-- Dataset records --
<<<<

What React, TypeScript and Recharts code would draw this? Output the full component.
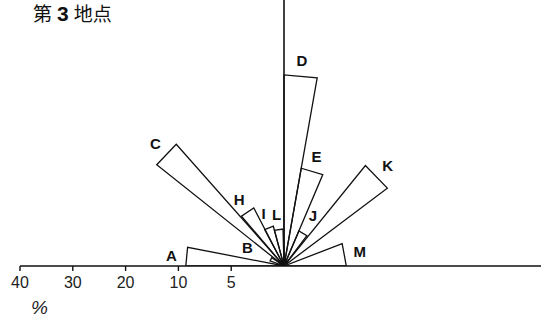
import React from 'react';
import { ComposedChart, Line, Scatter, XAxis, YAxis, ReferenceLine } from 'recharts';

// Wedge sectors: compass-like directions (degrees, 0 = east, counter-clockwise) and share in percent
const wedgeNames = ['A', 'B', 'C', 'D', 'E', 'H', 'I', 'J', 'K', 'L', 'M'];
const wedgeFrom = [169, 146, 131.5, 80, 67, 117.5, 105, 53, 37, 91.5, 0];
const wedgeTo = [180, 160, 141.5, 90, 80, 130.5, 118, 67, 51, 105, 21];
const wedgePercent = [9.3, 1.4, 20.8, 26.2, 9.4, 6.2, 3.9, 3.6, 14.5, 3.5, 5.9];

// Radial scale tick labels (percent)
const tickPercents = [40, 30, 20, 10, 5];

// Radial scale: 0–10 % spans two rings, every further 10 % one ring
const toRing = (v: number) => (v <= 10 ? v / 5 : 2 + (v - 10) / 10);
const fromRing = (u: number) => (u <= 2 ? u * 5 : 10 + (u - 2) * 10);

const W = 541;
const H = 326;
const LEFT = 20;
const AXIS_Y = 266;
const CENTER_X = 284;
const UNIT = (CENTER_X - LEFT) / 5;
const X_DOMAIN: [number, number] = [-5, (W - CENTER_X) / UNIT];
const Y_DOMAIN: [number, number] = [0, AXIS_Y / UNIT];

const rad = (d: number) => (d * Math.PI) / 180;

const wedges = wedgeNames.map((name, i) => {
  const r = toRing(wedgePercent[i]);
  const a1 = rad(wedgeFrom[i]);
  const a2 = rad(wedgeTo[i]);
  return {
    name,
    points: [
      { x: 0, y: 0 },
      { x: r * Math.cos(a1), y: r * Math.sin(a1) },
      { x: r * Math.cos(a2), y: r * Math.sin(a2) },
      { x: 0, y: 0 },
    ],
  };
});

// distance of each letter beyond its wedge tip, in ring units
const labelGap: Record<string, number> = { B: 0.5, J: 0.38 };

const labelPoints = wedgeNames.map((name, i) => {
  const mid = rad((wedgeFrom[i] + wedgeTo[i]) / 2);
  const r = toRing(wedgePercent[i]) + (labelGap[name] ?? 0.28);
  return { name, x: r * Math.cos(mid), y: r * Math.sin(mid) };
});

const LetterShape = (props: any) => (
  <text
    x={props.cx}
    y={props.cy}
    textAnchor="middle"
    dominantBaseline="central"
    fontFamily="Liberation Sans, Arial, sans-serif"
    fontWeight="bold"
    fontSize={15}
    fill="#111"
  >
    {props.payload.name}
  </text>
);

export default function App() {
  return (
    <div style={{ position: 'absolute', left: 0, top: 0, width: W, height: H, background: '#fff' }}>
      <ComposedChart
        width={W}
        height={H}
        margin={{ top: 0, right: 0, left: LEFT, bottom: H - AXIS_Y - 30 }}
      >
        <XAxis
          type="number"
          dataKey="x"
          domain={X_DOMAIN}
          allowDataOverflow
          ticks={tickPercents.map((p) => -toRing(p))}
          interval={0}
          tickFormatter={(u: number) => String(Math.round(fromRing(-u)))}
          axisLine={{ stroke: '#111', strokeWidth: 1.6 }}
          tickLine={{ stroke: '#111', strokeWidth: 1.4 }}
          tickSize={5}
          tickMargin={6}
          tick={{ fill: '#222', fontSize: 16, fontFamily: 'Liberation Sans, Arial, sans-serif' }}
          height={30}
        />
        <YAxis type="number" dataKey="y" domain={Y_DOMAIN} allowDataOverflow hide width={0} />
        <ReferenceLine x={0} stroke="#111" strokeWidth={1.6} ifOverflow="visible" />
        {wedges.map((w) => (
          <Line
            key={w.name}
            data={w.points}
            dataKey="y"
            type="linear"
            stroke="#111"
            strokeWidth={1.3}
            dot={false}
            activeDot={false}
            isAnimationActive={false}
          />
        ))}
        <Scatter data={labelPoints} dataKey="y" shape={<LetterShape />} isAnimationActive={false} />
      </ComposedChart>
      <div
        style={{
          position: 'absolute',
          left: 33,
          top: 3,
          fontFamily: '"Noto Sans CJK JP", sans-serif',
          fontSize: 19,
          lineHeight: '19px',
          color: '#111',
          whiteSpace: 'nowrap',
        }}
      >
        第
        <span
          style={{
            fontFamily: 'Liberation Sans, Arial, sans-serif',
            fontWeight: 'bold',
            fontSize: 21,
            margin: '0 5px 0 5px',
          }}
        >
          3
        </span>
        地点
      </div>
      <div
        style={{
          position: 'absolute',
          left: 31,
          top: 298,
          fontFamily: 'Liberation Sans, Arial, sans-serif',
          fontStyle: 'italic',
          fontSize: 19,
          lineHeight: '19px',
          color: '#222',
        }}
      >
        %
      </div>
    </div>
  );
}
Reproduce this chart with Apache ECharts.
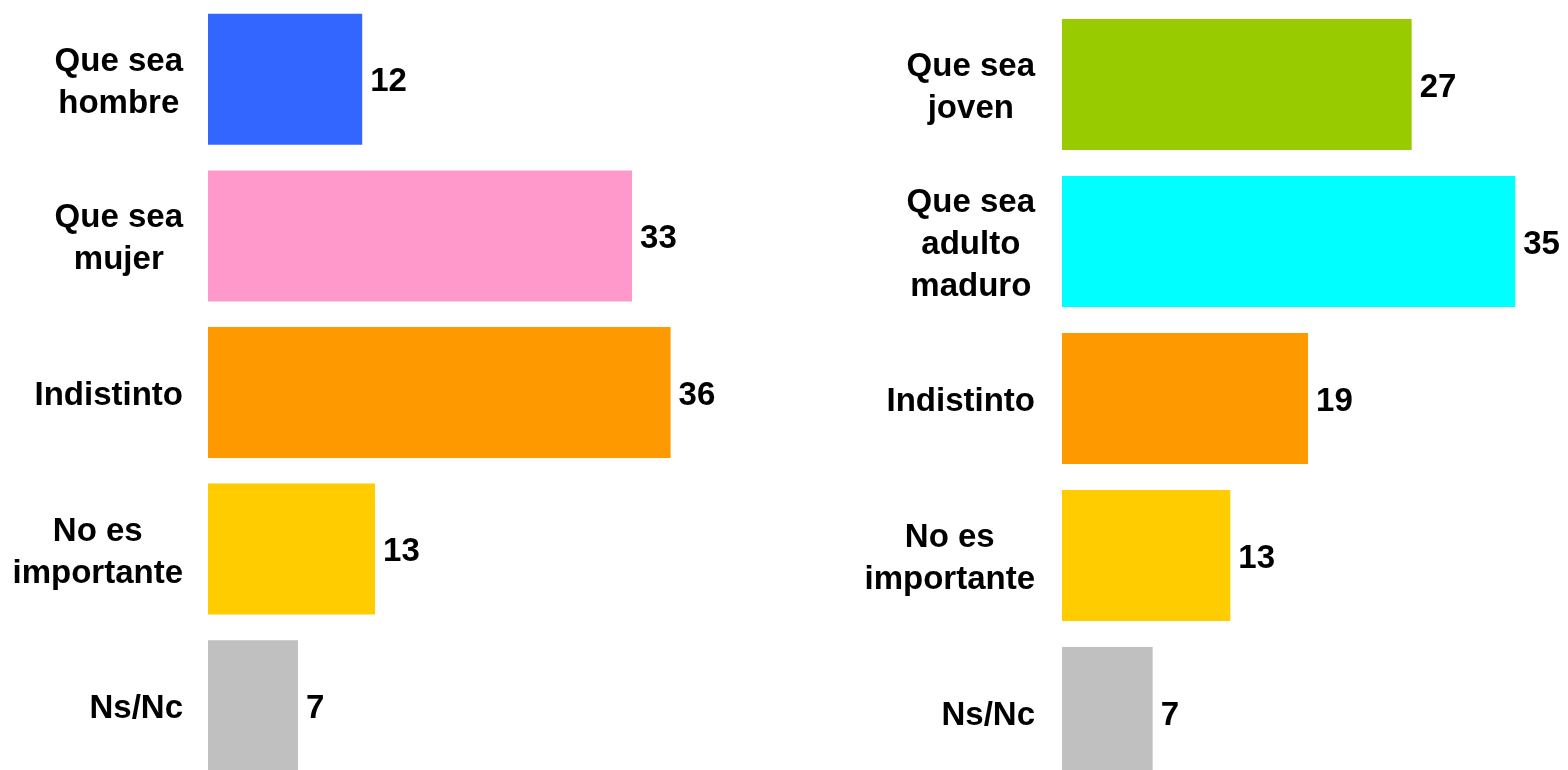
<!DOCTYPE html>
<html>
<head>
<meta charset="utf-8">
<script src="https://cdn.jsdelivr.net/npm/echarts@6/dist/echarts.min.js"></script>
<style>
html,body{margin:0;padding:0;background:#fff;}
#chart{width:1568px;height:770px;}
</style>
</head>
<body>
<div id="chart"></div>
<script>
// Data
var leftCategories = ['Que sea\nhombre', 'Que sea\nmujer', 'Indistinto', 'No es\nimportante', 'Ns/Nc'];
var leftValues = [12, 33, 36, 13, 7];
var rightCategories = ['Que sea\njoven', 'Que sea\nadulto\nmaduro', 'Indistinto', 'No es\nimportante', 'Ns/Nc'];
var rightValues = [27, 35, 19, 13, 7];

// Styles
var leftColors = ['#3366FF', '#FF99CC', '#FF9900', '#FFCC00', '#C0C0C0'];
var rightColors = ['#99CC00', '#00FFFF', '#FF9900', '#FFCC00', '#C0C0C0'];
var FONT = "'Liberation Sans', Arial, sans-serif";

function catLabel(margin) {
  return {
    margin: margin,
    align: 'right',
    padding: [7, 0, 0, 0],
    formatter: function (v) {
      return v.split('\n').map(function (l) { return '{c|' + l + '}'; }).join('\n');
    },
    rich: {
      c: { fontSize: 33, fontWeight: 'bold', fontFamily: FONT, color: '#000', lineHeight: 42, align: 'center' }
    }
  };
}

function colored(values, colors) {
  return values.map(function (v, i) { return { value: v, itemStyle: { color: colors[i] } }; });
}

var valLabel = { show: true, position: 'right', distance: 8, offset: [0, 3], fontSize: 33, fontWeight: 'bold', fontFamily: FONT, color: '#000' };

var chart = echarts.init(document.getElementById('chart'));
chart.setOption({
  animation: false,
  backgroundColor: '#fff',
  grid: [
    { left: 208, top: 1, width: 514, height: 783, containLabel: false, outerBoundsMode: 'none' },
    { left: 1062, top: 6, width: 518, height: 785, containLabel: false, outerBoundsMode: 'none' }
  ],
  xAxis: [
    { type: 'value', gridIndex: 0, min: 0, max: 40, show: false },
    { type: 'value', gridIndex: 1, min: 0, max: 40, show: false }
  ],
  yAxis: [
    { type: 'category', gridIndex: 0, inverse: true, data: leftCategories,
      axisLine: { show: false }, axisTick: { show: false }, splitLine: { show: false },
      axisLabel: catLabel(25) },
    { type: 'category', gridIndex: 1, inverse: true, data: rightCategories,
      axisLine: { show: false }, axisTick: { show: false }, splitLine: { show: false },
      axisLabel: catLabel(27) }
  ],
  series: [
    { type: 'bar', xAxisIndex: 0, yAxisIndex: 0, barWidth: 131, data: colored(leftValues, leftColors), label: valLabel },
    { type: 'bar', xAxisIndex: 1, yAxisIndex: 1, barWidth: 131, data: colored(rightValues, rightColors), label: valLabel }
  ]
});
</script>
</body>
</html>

>>>>

-- What you will do --
Pictures are excluded; extract exactly the lines from the start of the data through the line that holds "const fromRing = (u: number)", both ends included.

-- The reply --
What React, TypeScript and Recharts code would draw this? Output the full component.
import React from 'react';
import { ComposedChart, Line, Scatter, XAxis, YAxis, ReferenceLine } from 'recharts';

// Wedge sectors: compass-like directions (degrees, 0 = east, counter-clockwise) and share in percent
const wedgeNames = ['A', 'B', 'C', 'D', 'E', 'H', 'I', 'J', 'K', 'L', 'M'];
const wedgeFrom = [169, 146, 131.5, 80, 67, 117.5, 105, 53, 37, 91.5, 0];
const wedgeTo = [180, 160, 141.5, 90, 80, 130.5, 118, 67, 51, 105, 21];
const wedgePercent = [9.3, 1.4, 20.8, 26.2, 9.4, 6.2, 3.9, 3.6, 14.5, 3.5, 5.9];

// Radial scale tick labels (percent)
const tickPercents = [40, 30, 20, 10, 5];

// Radial scale: 0–10 % spans two rings, every further 10 % one ring
const toRing = (v: number) => (v <= 10 ? v / 5 : 2 + (v - 10) / 10);
const fromRing = (u: number) => (u <= 2 ? u * 5 : 10 + (u - 2) * 10);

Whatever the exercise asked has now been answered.